List every line in this data where the string "chart" occurs.

Data section:
------------------------------------

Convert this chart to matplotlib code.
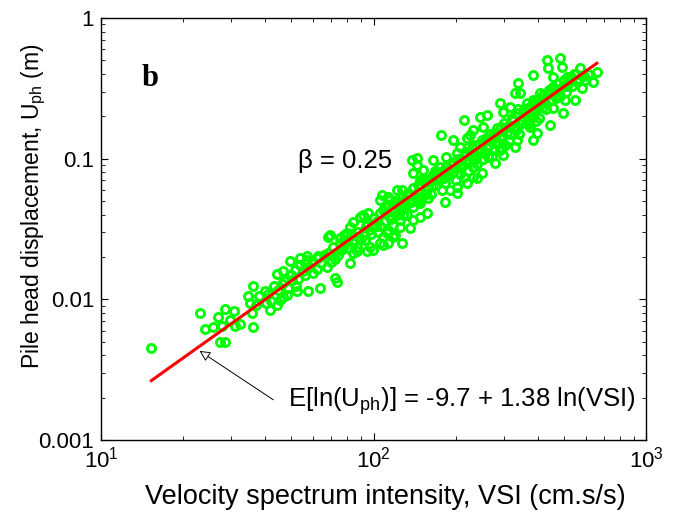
import matplotlib
matplotlib.use('Agg')
import matplotlib.pyplot as plt
import numpy as np

# ---- data (VSI in cm.s/s, U_ph in m) ----
vsi = [15.3, 23.1, 24.0, 25.8, 26.9, 28.5, 30.8, 27.7, 29.7, 32.4, 31.0, 27.3, 28.6, 36.2,
       34.5, 36.0, 35.2, 35.7, 37.0, 41.1, 41.7, 40.3, 44.1, 45.4, 44.8, 46.7, 44.1, 46.7,
       48.7, 51.5, 52.3, 50.1, 53.7, 56.8, 57.7, 63.6, 62.7, 69.2, 73.2, 71.2, 75.4, 82.0,
       84.3, 86.8, 82.0, 84.3, 91.7, 94.4, 93.0, 97.1, 105.6, 107, 110, 115, 113, 108.6,
       121.7, 120,
       49.4, 53.7, 56.0, 59.3, 67.3, 72.2, 68.2, 79.8, 89.2, 95.7, 86.8, 94.4, 99.8, 105.6,
       108.6, 113, 125, 134, 129, 140, 148, 113, 118, 125, 118, 127, 136, 140, 138, 140,
       144, 152, 157, 146, 154, 159, 148, 157,
       56.8, 62.7, 75.4, 79.8, 77.5, 84.3, 98.5, 113, 108.6, 118, 127.5, 105.6, 112, 125,
       144, 148, 165.5, 175, 185, 165.5, 172.6, 182.5, 191, 202, 214, 220, 232, 250, 232,
       177.5, 196, 208, 214, 202, 220, 232, 223, 246, 253, 260, 264, 280, 291, 276, 291,
       299, 317, 326, 340, 345, 365, 386, 375, 336, 397, 386, 386, 432, 483, 438, 490,
       456, 511, 573, 659, 641, 581, 549, 497, 444, 456, 408,
       226, 260, 239, 202, 182.5, 127.5, 148, 598, 331, 386, 419, 504, 331, 299,
       40, 43, 47, 50, 53, 55, 58,
       62, 66, 72, 76, 78, 85, 88, 92, 96, 100, 102, 104, 110, 114, 118, 122, 126, 130,
       133, 137, 142, 146, 150, 154, 158, 162, 166, 170, 175, 178, 183, 187, 192, 196,
       200, 205, 210, 215, 218, 222, 228, 232, 236, 240, 245, 250, 255, 262, 268, 272,
       278, 285, 290, 295, 302, 308, 315, 322, 328, 335, 342, 350, 358, 365, 372, 380,
       390, 398, 405, 412, 420, 430, 440, 448, 455, 465, 475, 485, 495, 510, 520, 535,
       545, 560, 590,
       38, 42, 46, 48, 52, 56, 60, 64, 68, 70, 74, 80, 83, 90, 94, 98, 103, 106, 112, 116,
       120, 124, 128, 132, 135, 140, 144, 149, 152, 156, 160, 164, 168, 172, 176, 181,
       185, 190, 195, 199, 204, 208, 212, 217, 225, 230, 234, 238, 243, 248, 252, 258,
       265, 270, 276, 282, 288, 293, 298, 305, 312, 318, 325, 332, 338, 345, 355, 362,
       370, 378, 385, 394, 402, 410, 425, 436, 452, 468, 480, 500, 515, 530, 555, 570,
       610]
uph = [0.0045, 0.0080, 0.0062, 0.0064, 0.0075, 0.0085, 0.0082, 0.0065, 0.0071, 0.0067,
       0.0065, 0.0050, 0.0050, 0.0064, 0.0106, 0.0125, 0.0094, 0.0080, 0.0091, 0.0110,
       0.0084, 0.0094, 0.0091, 0.0099, 0.0116, 0.0104, 0.0152, 0.0158, 0.0120, 0.0162,
       0.0114, 0.0137, 0.0176, 0.0191, 0.0114, 0.0120, 0.0196, 0.0287, 0.0133, 0.0237,
       0.0250, 0.0181, 0.0213, 0.0237, 0.0328, 0.0357, 0.0398, 0.0348, 0.0264, 0.0237,
       0.0509, 0.0553, 0.0456, 0.0509, 0.0250, 0.0244, 0.060, 0.0287,
       0.0186, 0.0196, 0.0181, 0.0186, 0.0171, 0.0141, 0.0279, 0.0264, 0.0387, 0.0409,
       0.0219, 0.0219, 0.0225, 0.025, 0.0279, 0.0469, 0.0495, 0.0568, 0.0444, 0.0456,
       0.0387, 0.0311, 0.0338, 0.0367, 0.0279, 0.025, 0.032, 0.0367, 0.098, 0.0787,
       0.090, 0.0831, 0.0706, 0.065, 0.060, 0.0523, 0.0482, 0.0409,
       0.0202, 0.0202, 0.0271, 0.0294, 0.0237, 0.025, 0.0338, 0.0537, 0.0432, 0.0444,
       0.0537, 0.0409, 0.0294, 0.0328, 0.1007, 0.0706, 0.0706, 0.0877, 0.1034, 0.098,
       0.0809, 0.0669, 0.060, 0.0633, 0.0745, 0.0669, 0.0745, 0.0787, 0.0877,
       0.147, 0.136, 0.121, 0.188, 0.109, 0.140, 0.160, 0.121, 0.198, 0.169, 0.136,
       0.1034, 0.0928, 0.115, 0.1515, 0.247, 0.216, 0.234, 0.188, 0.343, 0.292, 0.247,
       0.198, 0.169, 0.136, 0.1515, 0.136, 0.393, 0.503, 0.517, 0.439, 0.450, 0.382,
       0.382, 0.439, 0.415, 0.352, 0.317, 0.261, 0.210, 0.173, 0.325, 0.292,
       0.147, 0.2045, 0.0726, 0.0568, 0.0495, 0.060, 0.0537, 0.362, 0.292, 0.261, 0.234,
       0.261, 0.121, 0.106,
       0.0115, 0.0125, 0.0135, 0.0150, 0.0140, 0.0160, 0.0170,
       0.0165, 0.0205, 0.0195, 0.0225, 0.0285, 0.0265, 0.0300, 0.0285, 0.0310, 0.0380,
       0.0330, 0.0300, 0.0360, 0.0390, 0.0420, 0.0400, 0.0460, 0.0520, 0.0400, 0.0490,
       0.0530, 0.0580, 0.0500, 0.0690, 0.0620, 0.0560, 0.0760, 0.0650, 0.0720, 0.0600,
       0.0820, 0.0760, 0.0900, 0.0800, 0.0700, 0.0950, 0.0860, 0.1050, 0.0980, 0.0820,
       0.1100, 0.1000, 0.1250, 0.0920, 0.1150, 0.1350, 0.1100, 0.1200, 0.1500, 0.1050,
       0.1300, 0.1650, 0.1400, 0.1200, 0.1800, 0.1550, 0.1350, 0.1950, 0.1700, 0.2100,
       0.1500, 0.1850, 0.2250, 0.2000, 0.1750, 0.2350, 0.2150, 0.2650, 0.1950, 0.2500,
       0.2850, 0.2250, 0.3100, 0.2600, 0.2300, 0.3000, 0.3400, 0.2800, 0.3300, 0.3000,
       0.3600, 0.3300, 0.4000, 0.3500, 0.3900,
       0.0105, 0.0098, 0.0128, 0.0108, 0.0125, 0.0148, 0.0155, 0.0180, 0.0215, 0.0185,
       0.0205, 0.0230, 0.0290, 0.0270, 0.0330, 0.0290, 0.0360, 0.0330, 0.0420, 0.0370,
       0.0500, 0.0430, 0.0400, 0.0470, 0.0540, 0.0620, 0.0500, 0.0650, 0.0720, 0.0560,
       0.0700, 0.0640, 0.0820, 0.0700, 0.0800, 0.0730, 0.0880, 0.0820, 0.0950, 0.0860,
       0.1000, 0.0780, 0.0920, 0.1120, 0.0950, 0.1200, 0.1080, 0.0990, 0.1280, 0.1180,
       0.1000, 0.1400, 0.1250, 0.1380, 0.1160, 0.1500, 0.1300, 0.1680, 0.1450, 0.1250,
       0.1700, 0.1500, 0.1850, 0.1600, 0.2250, 0.1750, 0.2100, 0.1800, 0.2300, 0.2050,
       0.2500, 0.1850, 0.2300, 0.2700, 0.2500, 0.2900, 0.3200, 0.2700, 0.3100, 0.3600,
       0.3300, 0.3800, 0.4000, 0.3700, 0.4000]

fit_intercept = -9.7
fit_slope = 1.38
fit_vsi_range = [15.3, 660]

x_ticks = [10, 100, 1000]
y_ticks = [0.001, 0.01, 0.1, 1]
y_tick_labels = ['0.001', '0.01', '0.1', '1']

plt.rcParams['font.family'] = ['Liberation Sans', 'DejaVu Sans']
plt.rcParams['mathtext.fontset'] = 'custom'
plt.rcParams['mathtext.rm'] = 'Liberation Sans'

fig = plt.figure(figsize=(6.79, 5.18), dpi=100)
ax = fig.add_axes([101 / 679, 1 - 440 / 518, 545 / 679, 422 / 518])
ax.set_xscale('log')
ax.set_yscale('log')

ax.plot(vsi, uph, linestyle='none', marker='o', mfc='none', mec=(0, 1, 0),
        ms=5.8, mew=2.1, zorder=2)

xf = np.geomspace(fit_vsi_range[0], fit_vsi_range[1], 60)
ax.plot(xf, np.exp(fit_intercept + fit_slope * np.log(xf)), color=(1, 0, 0), lw=2.2, zorder=3)

ax.set_xlim(10, 1000)
ax.set_ylim(0.001, 1)
ax.set_xticks(x_ticks)
ax.set_yticks(y_ticks)
ax.set_yticklabels(y_tick_labels)

for s in ax.spines.values():
    s.set_linewidth(1.0)
ax.tick_params(which='both', direction='in', top=True, right=True, labelsize=16,
               colors='black')
ax.tick_params(which='major', length=5, width=0.8, pad=5)
ax.tick_params(which='minor', length=3, width=0.6)

ax.set_xlabel('Velocity spectrum intensity, VSI (cm.s/s)', fontsize=19.5)
ax.xaxis.set_label_coords(0.521, -0.105)
ax.set_ylabel(r'Pile head displacement, U$_{\mathregular{ph}}$ (m)', fontsize=16.5)
ax.yaxis.set_label_coords(-0.097, 0.555)

ax.text(0.09, 0.839, 'b', transform=ax.transAxes, family='Liberation Serif',
        fontweight='bold', fontsize=22, ha='center', va='baseline')
ax.text(52.9, 0.0855, 'β = 0.25', fontsize=18.5, ha='left', va='baseline')
ax.text(48.5, 0.00173, r'E[ln(U$_{\mathregular{ph}}$)] = -9.7 + 1.38 ln(VSI)',
        fontsize=18.5, ha='left', va='baseline')
ax.annotate('', xy=(23.0, 0.0043), xytext=(42.9, 0.00193),
            arrowprops=dict(arrowstyle='-|>', color='black', fc='white', lw=0.7,
                            mutation_scale=16, shrinkA=0, shrinkB=0))

fig.savefig('out.png', dpi=100)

------------------------------------

Output for this task:
Convert this chart to matplotlib code.

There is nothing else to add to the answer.